Given data |
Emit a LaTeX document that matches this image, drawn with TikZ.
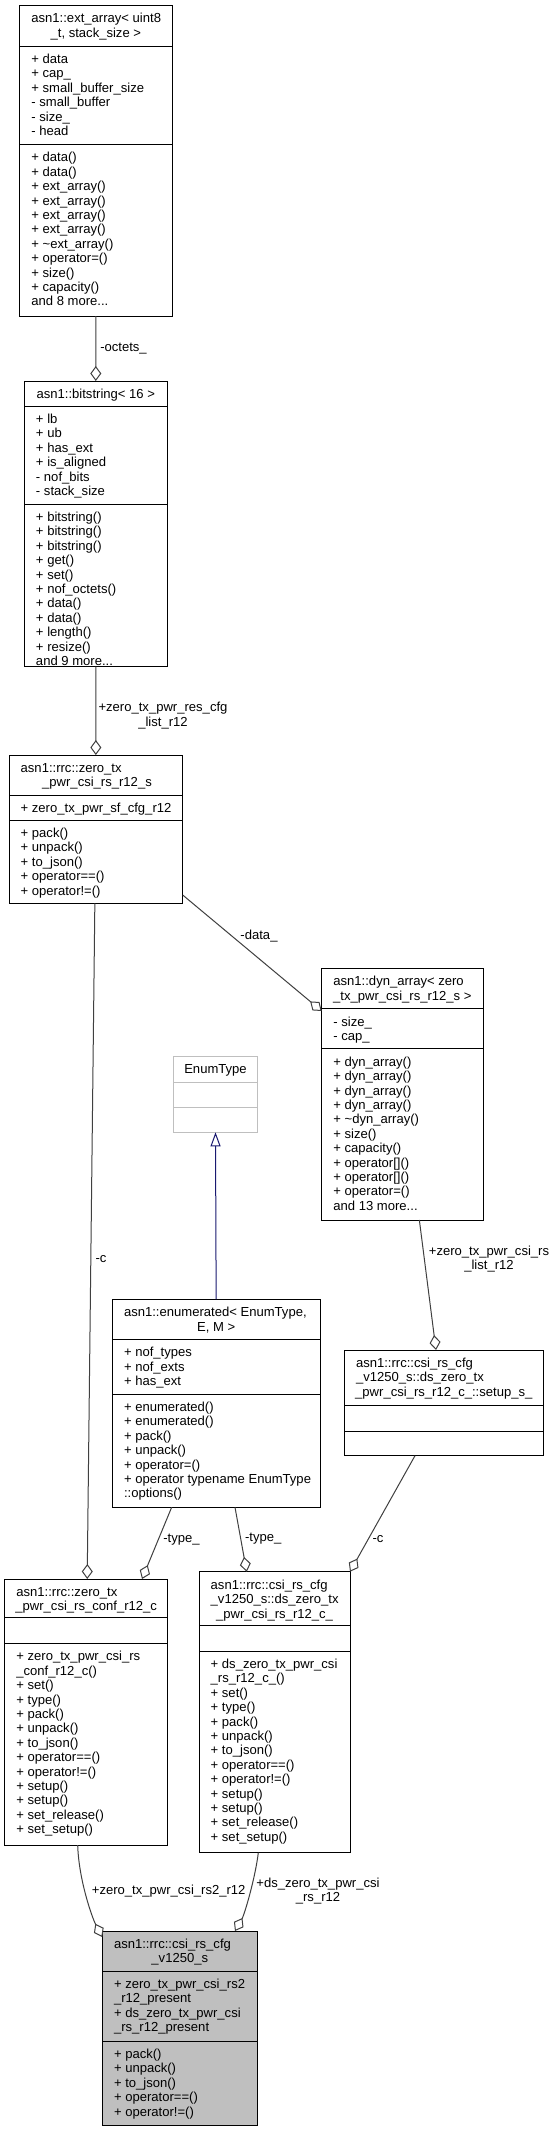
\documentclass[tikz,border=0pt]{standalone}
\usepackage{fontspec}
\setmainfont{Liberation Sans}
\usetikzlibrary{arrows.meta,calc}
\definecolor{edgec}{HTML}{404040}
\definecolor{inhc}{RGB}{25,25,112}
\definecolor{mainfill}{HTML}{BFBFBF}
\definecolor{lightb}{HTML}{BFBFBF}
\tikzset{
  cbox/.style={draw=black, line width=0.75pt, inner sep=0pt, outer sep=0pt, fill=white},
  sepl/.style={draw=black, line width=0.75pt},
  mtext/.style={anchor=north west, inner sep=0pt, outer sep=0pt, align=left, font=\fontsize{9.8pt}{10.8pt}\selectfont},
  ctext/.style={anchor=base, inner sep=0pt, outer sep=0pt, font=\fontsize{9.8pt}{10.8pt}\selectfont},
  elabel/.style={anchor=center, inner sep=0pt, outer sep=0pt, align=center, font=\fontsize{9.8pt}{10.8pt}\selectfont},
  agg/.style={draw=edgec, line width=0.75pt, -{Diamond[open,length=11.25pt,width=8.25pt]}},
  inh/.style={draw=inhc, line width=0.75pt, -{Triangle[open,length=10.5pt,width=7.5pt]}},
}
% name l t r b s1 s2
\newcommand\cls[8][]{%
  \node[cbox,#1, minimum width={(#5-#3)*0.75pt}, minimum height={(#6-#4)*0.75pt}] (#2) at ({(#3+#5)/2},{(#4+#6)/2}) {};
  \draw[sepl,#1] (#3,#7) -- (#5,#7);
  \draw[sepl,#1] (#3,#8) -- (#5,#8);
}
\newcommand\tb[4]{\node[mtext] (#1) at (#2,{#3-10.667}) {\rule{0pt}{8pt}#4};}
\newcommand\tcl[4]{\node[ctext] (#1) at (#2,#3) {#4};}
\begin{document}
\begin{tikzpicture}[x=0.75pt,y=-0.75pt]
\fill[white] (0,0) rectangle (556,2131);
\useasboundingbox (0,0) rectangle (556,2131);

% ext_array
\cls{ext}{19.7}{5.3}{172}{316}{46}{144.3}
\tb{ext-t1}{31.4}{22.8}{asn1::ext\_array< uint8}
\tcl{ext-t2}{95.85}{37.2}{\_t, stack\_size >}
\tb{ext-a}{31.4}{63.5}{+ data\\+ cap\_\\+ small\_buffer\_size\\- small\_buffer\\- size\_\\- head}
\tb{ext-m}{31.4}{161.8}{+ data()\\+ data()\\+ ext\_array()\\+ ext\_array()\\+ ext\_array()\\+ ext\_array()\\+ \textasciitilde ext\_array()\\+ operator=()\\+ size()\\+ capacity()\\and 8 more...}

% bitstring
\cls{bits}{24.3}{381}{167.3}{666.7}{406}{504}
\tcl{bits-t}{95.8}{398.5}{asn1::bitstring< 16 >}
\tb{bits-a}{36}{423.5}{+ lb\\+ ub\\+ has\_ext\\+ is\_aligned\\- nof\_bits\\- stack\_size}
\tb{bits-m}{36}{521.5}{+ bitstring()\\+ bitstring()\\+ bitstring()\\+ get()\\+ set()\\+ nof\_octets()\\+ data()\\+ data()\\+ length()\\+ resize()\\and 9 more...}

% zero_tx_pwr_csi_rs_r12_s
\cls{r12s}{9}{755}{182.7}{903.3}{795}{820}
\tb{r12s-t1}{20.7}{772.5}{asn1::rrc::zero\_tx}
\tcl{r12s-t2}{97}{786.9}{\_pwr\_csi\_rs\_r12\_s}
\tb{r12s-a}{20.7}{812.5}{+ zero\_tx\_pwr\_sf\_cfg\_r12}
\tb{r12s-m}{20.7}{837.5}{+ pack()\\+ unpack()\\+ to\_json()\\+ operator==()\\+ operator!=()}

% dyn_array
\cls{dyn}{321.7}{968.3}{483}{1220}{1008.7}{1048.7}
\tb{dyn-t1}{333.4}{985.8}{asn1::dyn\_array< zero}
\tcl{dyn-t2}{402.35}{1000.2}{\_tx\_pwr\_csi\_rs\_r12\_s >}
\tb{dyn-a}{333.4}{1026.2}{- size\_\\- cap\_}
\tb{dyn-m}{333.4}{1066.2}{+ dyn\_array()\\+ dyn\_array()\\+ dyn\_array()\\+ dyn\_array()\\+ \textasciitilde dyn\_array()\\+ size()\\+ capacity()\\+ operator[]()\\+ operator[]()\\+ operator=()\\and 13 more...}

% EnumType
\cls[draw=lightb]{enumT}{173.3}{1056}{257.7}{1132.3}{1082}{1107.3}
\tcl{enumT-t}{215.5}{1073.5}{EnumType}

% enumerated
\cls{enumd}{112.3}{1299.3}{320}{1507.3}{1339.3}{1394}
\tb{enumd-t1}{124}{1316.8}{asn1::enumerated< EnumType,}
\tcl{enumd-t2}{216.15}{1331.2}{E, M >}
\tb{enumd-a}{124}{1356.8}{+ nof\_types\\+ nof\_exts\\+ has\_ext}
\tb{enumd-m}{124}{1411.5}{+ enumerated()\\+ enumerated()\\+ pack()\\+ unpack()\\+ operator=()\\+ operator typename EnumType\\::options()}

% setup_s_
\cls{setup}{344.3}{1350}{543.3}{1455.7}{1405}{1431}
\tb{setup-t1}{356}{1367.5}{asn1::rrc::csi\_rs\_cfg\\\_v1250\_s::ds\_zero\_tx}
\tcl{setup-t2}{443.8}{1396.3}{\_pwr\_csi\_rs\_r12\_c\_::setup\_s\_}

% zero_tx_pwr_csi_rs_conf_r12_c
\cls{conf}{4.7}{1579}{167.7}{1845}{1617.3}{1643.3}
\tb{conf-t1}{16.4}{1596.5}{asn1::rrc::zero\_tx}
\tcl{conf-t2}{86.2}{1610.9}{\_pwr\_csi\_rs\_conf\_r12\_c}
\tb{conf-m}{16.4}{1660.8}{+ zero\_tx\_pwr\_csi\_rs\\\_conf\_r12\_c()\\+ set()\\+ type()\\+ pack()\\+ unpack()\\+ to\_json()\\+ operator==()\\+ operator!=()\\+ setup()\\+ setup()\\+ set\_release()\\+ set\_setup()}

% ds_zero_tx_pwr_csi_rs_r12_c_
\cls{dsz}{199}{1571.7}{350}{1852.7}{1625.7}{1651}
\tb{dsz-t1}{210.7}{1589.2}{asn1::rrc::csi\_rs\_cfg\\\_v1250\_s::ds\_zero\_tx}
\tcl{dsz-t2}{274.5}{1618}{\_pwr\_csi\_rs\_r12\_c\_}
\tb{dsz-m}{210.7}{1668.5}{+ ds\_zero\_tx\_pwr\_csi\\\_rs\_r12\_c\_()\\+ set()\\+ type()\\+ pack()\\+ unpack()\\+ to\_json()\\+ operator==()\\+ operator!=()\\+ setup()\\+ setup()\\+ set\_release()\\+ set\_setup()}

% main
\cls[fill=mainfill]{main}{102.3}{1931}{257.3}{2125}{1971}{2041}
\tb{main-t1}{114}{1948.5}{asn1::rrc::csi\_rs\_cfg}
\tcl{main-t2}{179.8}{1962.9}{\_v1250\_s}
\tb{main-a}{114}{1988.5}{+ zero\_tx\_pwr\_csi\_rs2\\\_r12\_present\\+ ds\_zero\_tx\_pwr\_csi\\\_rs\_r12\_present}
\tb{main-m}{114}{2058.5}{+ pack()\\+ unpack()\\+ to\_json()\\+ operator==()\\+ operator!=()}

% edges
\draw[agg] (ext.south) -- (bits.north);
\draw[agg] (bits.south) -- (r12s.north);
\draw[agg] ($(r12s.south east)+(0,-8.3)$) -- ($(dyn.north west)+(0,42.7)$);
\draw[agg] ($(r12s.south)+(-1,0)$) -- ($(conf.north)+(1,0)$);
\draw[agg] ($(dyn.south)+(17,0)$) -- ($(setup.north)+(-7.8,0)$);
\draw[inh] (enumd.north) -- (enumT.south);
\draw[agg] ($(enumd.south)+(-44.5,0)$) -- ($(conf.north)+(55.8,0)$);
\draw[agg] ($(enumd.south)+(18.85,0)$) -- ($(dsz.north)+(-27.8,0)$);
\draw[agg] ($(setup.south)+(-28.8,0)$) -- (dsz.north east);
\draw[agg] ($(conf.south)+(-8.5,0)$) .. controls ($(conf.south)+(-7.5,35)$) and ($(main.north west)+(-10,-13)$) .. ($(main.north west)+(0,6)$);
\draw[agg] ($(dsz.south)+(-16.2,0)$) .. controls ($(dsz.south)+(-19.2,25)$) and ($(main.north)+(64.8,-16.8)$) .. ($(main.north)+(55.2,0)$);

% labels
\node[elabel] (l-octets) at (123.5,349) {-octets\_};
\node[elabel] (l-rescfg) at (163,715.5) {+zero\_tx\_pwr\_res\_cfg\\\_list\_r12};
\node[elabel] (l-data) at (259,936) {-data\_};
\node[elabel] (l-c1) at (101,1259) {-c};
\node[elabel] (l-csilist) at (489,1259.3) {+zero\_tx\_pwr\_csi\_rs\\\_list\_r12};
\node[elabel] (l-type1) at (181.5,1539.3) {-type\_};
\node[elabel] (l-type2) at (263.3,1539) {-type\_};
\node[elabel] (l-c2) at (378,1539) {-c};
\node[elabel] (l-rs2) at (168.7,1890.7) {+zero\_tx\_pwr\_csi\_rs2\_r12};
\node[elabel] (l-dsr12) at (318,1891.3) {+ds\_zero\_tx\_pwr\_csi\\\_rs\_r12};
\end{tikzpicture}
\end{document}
==
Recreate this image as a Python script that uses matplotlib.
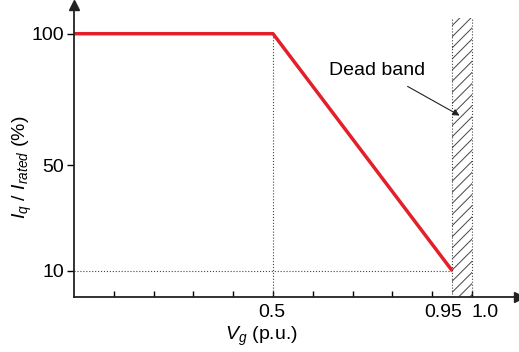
--
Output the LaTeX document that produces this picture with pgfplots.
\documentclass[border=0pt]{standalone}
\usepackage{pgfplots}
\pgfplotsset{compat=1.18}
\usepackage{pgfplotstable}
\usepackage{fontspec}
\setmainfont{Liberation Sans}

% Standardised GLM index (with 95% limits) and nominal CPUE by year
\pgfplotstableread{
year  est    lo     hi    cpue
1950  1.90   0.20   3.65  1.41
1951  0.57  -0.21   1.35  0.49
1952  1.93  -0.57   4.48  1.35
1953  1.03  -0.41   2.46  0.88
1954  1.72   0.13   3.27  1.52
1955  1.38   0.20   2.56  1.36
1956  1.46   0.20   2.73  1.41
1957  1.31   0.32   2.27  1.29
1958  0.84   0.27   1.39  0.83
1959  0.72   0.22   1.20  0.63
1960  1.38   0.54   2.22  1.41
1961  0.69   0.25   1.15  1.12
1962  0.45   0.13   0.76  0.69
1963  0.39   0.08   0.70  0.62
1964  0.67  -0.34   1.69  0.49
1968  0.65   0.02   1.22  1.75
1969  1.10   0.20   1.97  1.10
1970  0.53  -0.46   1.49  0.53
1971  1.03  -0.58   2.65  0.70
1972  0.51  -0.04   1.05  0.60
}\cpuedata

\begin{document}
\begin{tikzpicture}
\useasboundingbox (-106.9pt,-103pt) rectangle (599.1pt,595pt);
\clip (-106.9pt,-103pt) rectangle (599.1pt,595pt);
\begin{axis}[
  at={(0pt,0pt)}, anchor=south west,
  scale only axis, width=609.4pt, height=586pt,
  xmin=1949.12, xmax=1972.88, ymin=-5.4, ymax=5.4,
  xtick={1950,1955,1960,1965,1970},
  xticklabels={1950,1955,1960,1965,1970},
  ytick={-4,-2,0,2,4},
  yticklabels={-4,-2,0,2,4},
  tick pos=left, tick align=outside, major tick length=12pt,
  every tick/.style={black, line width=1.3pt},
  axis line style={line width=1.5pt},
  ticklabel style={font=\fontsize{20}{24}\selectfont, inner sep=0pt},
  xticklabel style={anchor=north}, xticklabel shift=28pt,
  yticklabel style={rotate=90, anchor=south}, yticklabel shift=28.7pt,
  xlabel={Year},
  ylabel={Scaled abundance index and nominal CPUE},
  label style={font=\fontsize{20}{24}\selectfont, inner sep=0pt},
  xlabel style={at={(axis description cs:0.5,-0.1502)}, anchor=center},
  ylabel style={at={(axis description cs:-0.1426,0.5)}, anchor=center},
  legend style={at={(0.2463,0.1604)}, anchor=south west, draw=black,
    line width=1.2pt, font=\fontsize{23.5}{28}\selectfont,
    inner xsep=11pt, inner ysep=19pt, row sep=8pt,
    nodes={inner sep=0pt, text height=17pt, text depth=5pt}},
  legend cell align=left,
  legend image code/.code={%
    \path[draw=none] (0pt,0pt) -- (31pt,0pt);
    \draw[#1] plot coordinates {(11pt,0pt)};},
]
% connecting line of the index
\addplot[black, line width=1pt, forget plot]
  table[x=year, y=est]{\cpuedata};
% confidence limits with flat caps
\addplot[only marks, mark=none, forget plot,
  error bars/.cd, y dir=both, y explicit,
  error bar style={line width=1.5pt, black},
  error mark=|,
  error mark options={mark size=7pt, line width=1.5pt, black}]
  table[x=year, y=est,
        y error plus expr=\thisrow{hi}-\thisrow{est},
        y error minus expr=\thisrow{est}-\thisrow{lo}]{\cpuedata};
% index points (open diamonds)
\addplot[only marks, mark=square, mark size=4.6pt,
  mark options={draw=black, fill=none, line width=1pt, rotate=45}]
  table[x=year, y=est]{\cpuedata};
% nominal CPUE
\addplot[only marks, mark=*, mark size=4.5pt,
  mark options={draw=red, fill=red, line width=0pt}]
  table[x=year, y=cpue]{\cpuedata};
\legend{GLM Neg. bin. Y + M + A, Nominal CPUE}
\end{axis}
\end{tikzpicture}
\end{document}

What is being asked | Begin with the line where "Emit a LaTeX" appears and end with the line where "data()\\+ data()\\+ ext\_array()\\+" appears. Copy only that stretch, exactly, with no pictures.

Exercise solution |
Emit a LaTeX document that matches this image, drawn with TikZ.
\documentclass[tikz,border=0pt]{standalone}
\usepackage{fontspec}
\setmainfont{Liberation Sans}
\usetikzlibrary{arrows.meta,calc}
\definecolor{edgec}{HTML}{404040}
\definecolor{inhc}{RGB}{25,25,112}
\definecolor{mainfill}{HTML}{BFBFBF}
\definecolor{lightb}{HTML}{BFBFBF}
\tikzset{
  cbox/.style={draw=black, line width=0.75pt, inner sep=0pt, outer sep=0pt, fill=white},
  sepl/.style={draw=black, line width=0.75pt},
  mtext/.style={anchor=north west, inner sep=0pt, outer sep=0pt, align=left, font=\fontsize{9.8pt}{10.8pt}\selectfont},
  ctext/.style={anchor=base, inner sep=0pt, outer sep=0pt, font=\fontsize{9.8pt}{10.8pt}\selectfont},
  elabel/.style={anchor=center, inner sep=0pt, outer sep=0pt, align=center, font=\fontsize{9.8pt}{10.8pt}\selectfont},
  agg/.style={draw=edgec, line width=0.75pt, -{Diamond[open,length=11.25pt,width=8.25pt]}},
  inh/.style={draw=inhc, line width=0.75pt, -{Triangle[open,length=10.5pt,width=7.5pt]}},
}
% name l t r b s1 s2
\newcommand\cls[8][]{%
  \node[cbox,#1, minimum width={(#5-#3)*0.75pt}, minimum height={(#6-#4)*0.75pt}] (#2) at ({(#3+#5)/2},{(#4+#6)/2}) {};
  \draw[sepl,#1] (#3,#7) -- (#5,#7);
  \draw[sepl,#1] (#3,#8) -- (#5,#8);
}
\newcommand\tb[4]{\node[mtext] (#1) at (#2,{#3-10.667}) {\rule{0pt}{8pt}#4};}
\newcommand\tcl[4]{\node[ctext] (#1) at (#2,#3) {#4};}
\begin{document}
\begin{tikzpicture}[x=0.75pt,y=-0.75pt]
\fill[white] (0,0) rectangle (556,2131);
\useasboundingbox (0,0) rectangle (556,2131);

% ext_array
\cls{ext}{19.7}{5.3}{172}{316}{46}{144.3}
\tb{ext-t1}{31.4}{22.8}{asn1::ext\_array< uint8}
\tcl{ext-t2}{95.85}{37.2}{\_t, stack\_size >}
\tb{ext-a}{31.4}{63.5}{+ data\\+ cap\_\\+ small\_buffer\_size\\- small\_buffer\\- size\_\\- head}
\tb{ext-m}{31.4}{161.8}{+ data()\\+ data()\\+ ext\_array()\\+ ext\_array()\\+ ext\_array()\\+ ext\_array()\\+ \textasciitilde ext\_array()\\+ operator=()\\+ size()\\+ capacity()\\and 8 more...}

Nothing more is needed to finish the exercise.